Negotiations to acquire the land are in process, with the city is reaching out to private donors to support the project. A geotechnical study and final cost estimates will take place before any bond measure is put forth, both of which will require city resources. The council will have to vote to allow funds for a geotechnical study and the request will be on the agenda for the June 5 council meeting.
If the council makes a decision to move forward at the High Point location, City Administrator Chad Sweet said, the city would need to meet an Aug. 17 deadline to put a bond measure on the ballot for November.
The High Point location, selected after a multiyear process and evaluation of sites throughout the community, is considered safe from 95% of tsunami events at 50 feet in elevation.
Of the 423 register voters who responded to a citywide survey, 52% support the High Point site, compared with 31% supporting the Pacific Way site and 17% supporting a firehouse and resiliency station at Gearhart Park.
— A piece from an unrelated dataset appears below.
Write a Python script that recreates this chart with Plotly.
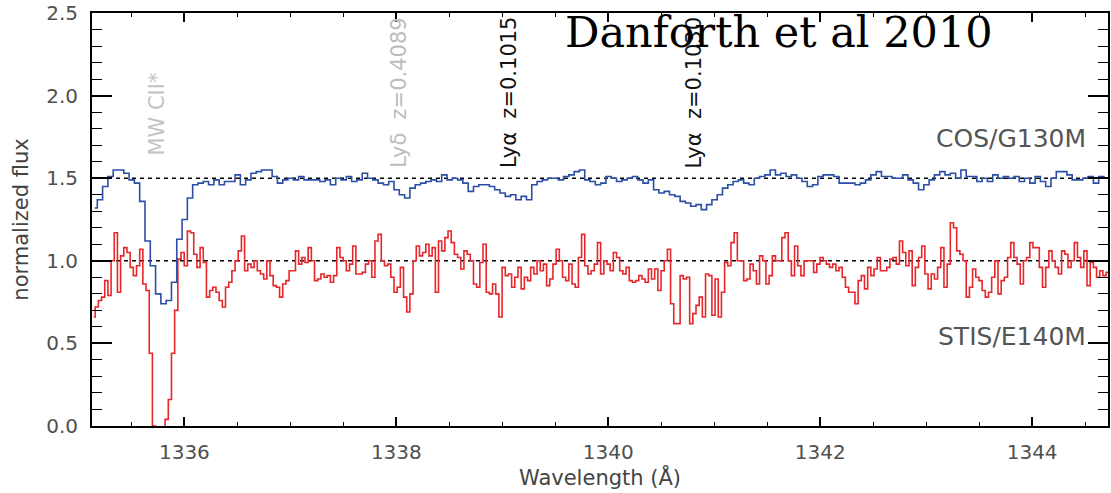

A station at High Point could potentially be one of the highest and safest evacuation and gathering locations, Brown said. “It’s already in a place where we’d recommend people to evacuate and assemble, and if there happens to be a station there that’s a pretty big plus.”
The latest plan calls for an 11,000- to 13,000-square-foot building, possibly double level because of site geology. There are no plans to include a new city hall, administrative offices or council chambers.
“The goal would be to get that bond down to as low as possible,” Brown said.
Current cost estimates are sitting between $6 million and $9 million dollars, including land acquisition, but the final cost estimates will be conducted once a design is completed.
Estimates are based on the size of the building and the type of construction, Sweet said, and factor in the estimated project start date since prices go up with time and fluctuate with the market.
A final design won’t be feasible without a significant city investment.
“Planning for this type of building could cost hundreds of thousands of dollars,” said Sweet.
Some residents have indicated they want to donate or indicate they know someone who will donate,” Brown added.
The city is also looking into what types of funds might be available to fund the project, including federal and state grants.